*Exercise prompt*
From the first line of the data below through the line holding "0.8, 0.7, 0.6];", output each line exactly and leave the pictures out.

*Collected material*
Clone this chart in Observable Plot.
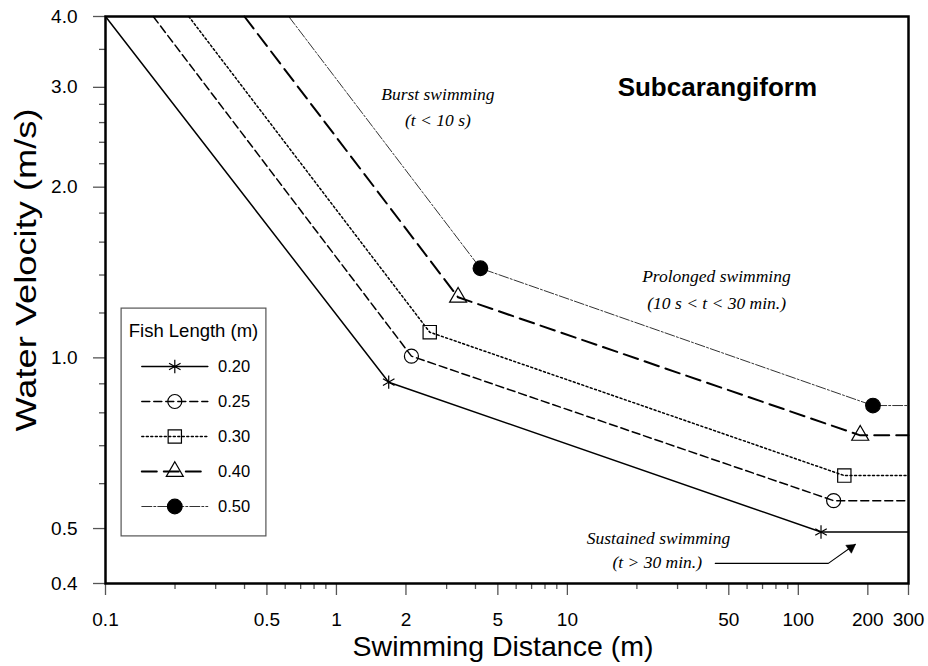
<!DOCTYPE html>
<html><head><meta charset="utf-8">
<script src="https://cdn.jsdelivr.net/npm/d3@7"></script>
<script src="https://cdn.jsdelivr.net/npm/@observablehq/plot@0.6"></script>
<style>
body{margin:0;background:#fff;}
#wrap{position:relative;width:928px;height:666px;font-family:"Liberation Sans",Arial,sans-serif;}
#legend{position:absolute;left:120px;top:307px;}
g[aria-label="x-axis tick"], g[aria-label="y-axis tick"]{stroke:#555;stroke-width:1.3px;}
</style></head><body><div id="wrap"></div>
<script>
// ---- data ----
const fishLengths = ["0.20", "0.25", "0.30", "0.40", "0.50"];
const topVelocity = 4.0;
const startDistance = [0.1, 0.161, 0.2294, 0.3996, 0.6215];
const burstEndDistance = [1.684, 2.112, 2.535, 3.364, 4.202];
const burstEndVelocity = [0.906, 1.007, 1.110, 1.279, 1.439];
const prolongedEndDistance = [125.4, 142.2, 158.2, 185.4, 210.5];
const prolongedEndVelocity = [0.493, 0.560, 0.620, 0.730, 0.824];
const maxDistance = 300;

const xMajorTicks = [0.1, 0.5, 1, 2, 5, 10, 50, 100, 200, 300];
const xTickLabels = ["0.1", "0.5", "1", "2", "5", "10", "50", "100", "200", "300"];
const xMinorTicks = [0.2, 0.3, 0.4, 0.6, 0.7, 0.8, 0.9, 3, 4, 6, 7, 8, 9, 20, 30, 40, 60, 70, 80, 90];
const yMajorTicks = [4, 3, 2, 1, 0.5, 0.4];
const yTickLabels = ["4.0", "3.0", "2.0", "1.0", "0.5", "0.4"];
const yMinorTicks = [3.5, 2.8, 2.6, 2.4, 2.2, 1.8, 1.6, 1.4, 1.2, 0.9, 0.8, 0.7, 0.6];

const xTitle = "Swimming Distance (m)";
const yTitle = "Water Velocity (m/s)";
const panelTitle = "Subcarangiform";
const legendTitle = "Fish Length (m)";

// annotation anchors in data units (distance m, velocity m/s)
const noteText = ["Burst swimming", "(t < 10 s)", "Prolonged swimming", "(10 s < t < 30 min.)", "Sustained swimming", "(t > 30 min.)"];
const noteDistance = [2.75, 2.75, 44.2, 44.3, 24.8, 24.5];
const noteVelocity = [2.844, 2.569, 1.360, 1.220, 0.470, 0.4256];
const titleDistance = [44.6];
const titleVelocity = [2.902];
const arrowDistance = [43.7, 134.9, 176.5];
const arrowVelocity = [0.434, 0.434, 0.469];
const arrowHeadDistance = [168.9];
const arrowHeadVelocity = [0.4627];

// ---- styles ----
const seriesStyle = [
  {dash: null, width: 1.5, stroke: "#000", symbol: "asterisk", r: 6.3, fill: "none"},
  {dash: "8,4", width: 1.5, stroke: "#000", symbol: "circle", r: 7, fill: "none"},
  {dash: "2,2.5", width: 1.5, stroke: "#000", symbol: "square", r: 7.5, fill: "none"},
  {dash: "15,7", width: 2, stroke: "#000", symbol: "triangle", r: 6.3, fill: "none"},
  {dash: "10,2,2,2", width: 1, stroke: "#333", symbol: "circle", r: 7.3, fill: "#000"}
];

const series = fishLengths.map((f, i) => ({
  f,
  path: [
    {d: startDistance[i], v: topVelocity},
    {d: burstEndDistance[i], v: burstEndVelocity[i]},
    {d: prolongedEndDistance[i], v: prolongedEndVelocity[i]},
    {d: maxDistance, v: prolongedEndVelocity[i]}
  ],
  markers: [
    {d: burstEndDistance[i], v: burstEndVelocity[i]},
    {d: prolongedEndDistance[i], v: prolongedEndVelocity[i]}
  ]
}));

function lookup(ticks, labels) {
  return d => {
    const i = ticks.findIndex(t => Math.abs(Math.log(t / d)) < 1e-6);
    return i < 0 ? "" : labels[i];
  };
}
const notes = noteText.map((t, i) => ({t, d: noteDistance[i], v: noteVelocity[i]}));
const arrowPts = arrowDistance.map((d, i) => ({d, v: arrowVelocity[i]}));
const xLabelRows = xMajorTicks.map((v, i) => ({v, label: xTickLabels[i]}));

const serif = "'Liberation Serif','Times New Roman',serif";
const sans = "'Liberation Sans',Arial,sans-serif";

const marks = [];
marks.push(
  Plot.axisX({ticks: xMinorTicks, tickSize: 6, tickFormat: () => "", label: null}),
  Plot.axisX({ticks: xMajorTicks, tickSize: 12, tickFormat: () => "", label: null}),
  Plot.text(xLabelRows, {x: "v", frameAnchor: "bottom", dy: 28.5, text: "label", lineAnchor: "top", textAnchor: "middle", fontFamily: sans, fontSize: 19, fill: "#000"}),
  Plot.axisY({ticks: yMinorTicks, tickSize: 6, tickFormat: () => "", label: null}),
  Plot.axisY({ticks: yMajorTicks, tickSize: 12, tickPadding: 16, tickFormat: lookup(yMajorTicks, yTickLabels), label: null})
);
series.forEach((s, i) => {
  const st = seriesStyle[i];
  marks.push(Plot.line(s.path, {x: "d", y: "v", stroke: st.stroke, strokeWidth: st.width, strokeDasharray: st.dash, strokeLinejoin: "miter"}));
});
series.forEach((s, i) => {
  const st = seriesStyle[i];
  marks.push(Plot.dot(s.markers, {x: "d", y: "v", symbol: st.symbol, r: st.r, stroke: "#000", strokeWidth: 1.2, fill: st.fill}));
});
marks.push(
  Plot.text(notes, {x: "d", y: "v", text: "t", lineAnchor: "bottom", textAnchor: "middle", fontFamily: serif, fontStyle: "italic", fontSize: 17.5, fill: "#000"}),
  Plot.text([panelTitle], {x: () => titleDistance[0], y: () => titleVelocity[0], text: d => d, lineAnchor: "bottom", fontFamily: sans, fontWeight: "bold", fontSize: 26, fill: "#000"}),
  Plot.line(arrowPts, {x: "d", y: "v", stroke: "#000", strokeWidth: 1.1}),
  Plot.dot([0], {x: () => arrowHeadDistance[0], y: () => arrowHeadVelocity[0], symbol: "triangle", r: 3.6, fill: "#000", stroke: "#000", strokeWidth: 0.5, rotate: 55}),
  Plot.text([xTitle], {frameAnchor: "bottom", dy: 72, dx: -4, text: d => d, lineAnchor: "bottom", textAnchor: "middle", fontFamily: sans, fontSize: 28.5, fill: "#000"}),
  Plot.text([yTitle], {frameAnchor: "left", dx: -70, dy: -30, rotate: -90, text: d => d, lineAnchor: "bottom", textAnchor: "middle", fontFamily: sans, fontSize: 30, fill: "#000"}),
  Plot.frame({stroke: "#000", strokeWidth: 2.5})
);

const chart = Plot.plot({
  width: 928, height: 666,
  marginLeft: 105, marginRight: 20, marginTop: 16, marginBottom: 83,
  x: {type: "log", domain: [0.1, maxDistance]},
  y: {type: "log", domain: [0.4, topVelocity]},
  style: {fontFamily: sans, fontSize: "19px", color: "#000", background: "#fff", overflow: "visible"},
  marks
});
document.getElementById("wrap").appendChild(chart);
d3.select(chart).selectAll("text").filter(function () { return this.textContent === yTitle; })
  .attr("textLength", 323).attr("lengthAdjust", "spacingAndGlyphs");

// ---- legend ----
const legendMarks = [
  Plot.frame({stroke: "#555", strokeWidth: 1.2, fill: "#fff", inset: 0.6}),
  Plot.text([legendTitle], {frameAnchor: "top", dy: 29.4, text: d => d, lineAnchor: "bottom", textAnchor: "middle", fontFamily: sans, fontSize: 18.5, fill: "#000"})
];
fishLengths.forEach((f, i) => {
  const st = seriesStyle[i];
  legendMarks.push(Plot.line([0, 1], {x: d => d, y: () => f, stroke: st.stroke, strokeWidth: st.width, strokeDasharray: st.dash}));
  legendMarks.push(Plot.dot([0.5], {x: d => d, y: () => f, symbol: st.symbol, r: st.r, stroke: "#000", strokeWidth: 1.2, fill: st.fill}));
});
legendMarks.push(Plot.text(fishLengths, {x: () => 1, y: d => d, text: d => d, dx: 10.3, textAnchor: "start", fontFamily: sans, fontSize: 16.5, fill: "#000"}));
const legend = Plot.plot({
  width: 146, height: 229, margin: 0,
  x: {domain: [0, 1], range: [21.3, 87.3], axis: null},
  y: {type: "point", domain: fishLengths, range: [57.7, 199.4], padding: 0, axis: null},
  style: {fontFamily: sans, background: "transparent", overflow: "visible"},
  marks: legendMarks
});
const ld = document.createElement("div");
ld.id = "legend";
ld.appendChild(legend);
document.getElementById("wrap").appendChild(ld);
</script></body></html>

*Worked solution*
Clone this chart in Observable Plot.
<!DOCTYPE html>
<html><head><meta charset="utf-8">
<script src="https://cdn.jsdelivr.net/npm/d3@7"></script>
<script src="https://cdn.jsdelivr.net/npm/@observablehq/plot@0.6"></script>
<style>
body{margin:0;background:#fff;}
#wrap{position:relative;width:928px;height:666px;font-family:"Liberation Sans",Arial,sans-serif;}
#legend{position:absolute;left:120px;top:307px;}
g[aria-label="x-axis tick"], g[aria-label="y-axis tick"]{stroke:#555;stroke-width:1.3px;}
</style></head><body><div id="wrap"></div>
<script>
// ---- data ----
const fishLengths = ["0.20", "0.25", "0.30", "0.40", "0.50"];
const topVelocity = 4.0;
const startDistance = [0.1, 0.161, 0.2294, 0.3996, 0.6215];
const burstEndDistance = [1.684, 2.112, 2.535, 3.364, 4.202];
const burstEndVelocity = [0.906, 1.007, 1.110, 1.279, 1.439];
const prolongedEndDistance = [125.4, 142.2, 158.2, 185.4, 210.5];
const prolongedEndVelocity = [0.493, 0.560, 0.620, 0.730, 0.824];
const maxDistance = 300;

const xMajorTicks = [0.1, 0.5, 1, 2, 5, 10, 50, 100, 200, 300];
const xTickLabels = ["0.1", "0.5", "1", "2", "5", "10", "50", "100", "200", "300"];
const xMinorTicks = [0.2, 0.3, 0.4, 0.6, 0.7, 0.8, 0.9, 3, 4, 6, 7, 8, 9, 20, 30, 40, 60, 70, 80, 90];
const yMajorTicks = [4, 3, 2, 1, 0.5, 0.4];
const yTickLabels = ["4.0", "3.0", "2.0", "1.0", "0.5", "0.4"];
const yMinorTicks = [3.5, 2.8, 2.6, 2.4, 2.2, 1.8, 1.6, 1.4, 1.2, 0.9, 0.8, 0.7, 0.6];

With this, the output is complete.